But if in the experience of the supervisory system, disturbances never
happen, the chain may be followed automatically, by habit. No need to check
for problems if problems never occur. It is a somewhat risky strategy, but
one that can work when disturbances to the cue sequencing are rare.

And anyway, the
idea of a sequence error doesn't even apply in the cued-behavior model --
the only error that can occur is responding in the wrong way to whatever
cue occurs.

Right!

Then why are you talking about sequence at all? The cued-behavior model is
simply an S-R model of behavior. It can work only in an imaginary universe
and when carried out by an imaginary organism. The conditions required for
this model to work are never, ever, observed in the real world, not even in
the laboratory where an attempt is made to establish the required conditions.

Not when the cue sequence is rarely disrupted; all other disturbances are
countered by the component control systems. Bet you forgot.

The design issues we're talking about can't be settled in an ad-hoc way;
each involves considerable complexities so that a neural substrate suitable
for one kind of system would not be suitable for the other. Sequence
control versus cued chaining is a design difference that would result from
evolving along very different lines. The concept of an open-loop response
gets into prediction and modeling of the lower systems and the environment,
and all the complexities implied by that inverse-dynamics,
inverse-kinematics, world-modeling approach.

You keep slipping this in.

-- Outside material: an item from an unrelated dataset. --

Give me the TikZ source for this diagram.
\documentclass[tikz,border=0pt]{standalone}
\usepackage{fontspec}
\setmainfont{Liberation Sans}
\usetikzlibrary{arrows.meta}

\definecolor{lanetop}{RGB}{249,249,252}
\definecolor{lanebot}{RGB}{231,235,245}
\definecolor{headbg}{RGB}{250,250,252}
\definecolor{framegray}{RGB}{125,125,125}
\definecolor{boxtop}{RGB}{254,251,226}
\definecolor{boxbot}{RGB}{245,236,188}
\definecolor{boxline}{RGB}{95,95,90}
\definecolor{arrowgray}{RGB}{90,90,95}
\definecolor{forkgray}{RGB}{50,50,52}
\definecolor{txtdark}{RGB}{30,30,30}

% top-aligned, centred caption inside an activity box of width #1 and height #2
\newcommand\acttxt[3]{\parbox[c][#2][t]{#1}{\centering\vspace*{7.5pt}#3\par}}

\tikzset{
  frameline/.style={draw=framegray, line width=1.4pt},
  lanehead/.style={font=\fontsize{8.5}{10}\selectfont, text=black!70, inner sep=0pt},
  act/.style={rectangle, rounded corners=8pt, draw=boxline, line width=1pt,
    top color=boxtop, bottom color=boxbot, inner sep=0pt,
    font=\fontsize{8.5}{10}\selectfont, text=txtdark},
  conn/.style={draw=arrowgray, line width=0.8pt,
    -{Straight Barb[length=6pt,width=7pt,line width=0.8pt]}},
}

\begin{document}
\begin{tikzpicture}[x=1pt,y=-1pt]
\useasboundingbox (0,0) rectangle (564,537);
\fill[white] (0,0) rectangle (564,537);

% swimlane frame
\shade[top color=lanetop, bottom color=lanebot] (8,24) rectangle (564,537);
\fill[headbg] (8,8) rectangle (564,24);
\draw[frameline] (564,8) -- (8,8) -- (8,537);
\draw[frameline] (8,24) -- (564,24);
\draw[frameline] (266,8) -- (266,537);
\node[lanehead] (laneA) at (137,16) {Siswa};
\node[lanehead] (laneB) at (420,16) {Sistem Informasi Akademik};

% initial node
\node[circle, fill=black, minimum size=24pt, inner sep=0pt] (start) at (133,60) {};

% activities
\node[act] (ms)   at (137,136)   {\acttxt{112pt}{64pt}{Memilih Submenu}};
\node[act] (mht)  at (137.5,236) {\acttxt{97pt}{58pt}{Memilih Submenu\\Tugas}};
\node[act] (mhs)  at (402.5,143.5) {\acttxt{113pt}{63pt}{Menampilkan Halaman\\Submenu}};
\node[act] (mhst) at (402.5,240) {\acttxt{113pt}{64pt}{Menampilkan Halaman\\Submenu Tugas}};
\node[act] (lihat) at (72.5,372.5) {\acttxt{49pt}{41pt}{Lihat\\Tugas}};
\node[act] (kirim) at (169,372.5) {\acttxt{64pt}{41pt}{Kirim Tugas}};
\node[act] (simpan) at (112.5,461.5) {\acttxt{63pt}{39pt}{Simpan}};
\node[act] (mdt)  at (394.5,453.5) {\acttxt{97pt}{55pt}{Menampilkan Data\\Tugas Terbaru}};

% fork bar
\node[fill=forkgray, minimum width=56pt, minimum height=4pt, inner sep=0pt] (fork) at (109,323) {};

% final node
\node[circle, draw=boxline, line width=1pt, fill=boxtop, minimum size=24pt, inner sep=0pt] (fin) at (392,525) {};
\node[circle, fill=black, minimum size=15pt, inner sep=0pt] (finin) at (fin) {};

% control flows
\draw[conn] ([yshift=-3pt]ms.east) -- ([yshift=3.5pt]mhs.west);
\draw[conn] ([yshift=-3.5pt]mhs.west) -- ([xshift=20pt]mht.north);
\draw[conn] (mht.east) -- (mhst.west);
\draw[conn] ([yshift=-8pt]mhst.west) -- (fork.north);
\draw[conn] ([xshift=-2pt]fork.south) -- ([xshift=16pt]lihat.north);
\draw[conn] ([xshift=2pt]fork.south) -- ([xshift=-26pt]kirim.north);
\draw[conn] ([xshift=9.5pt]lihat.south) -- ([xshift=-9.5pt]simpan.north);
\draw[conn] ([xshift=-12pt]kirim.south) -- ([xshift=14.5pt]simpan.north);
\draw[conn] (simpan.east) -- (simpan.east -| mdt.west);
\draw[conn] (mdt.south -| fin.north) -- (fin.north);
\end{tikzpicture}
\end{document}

It's not relevant. Only the initiation of the
next element in the sequence is carried out open loop in my proposal. We're
talking stimulus-reference, not stimulus-response, and the problems of
inverse-dynamics etc. do not enter in.

No, but the problems of deciding which behavior to select do enter in, and
the problems of what to do when the expected sequence does not occur do
enter in, and the problems of organism-caused mistakes do enter in. You
proposal can work only under ideal conditions -- that is, imaginary
conditions.

Again, for the reasons given, the supposed "ideal" conditions are probably
rather common as opposed to imaginary.

A control system organization
accomplishes the same overall effects, but in a far simpler and
structurally very different way.

If sequences _can_ be produced as my proposal suggests (which is not the
same as saying that they _are generally_ produced that way), it is actually
simpler than sequence-control, requiring less cognitive overhead.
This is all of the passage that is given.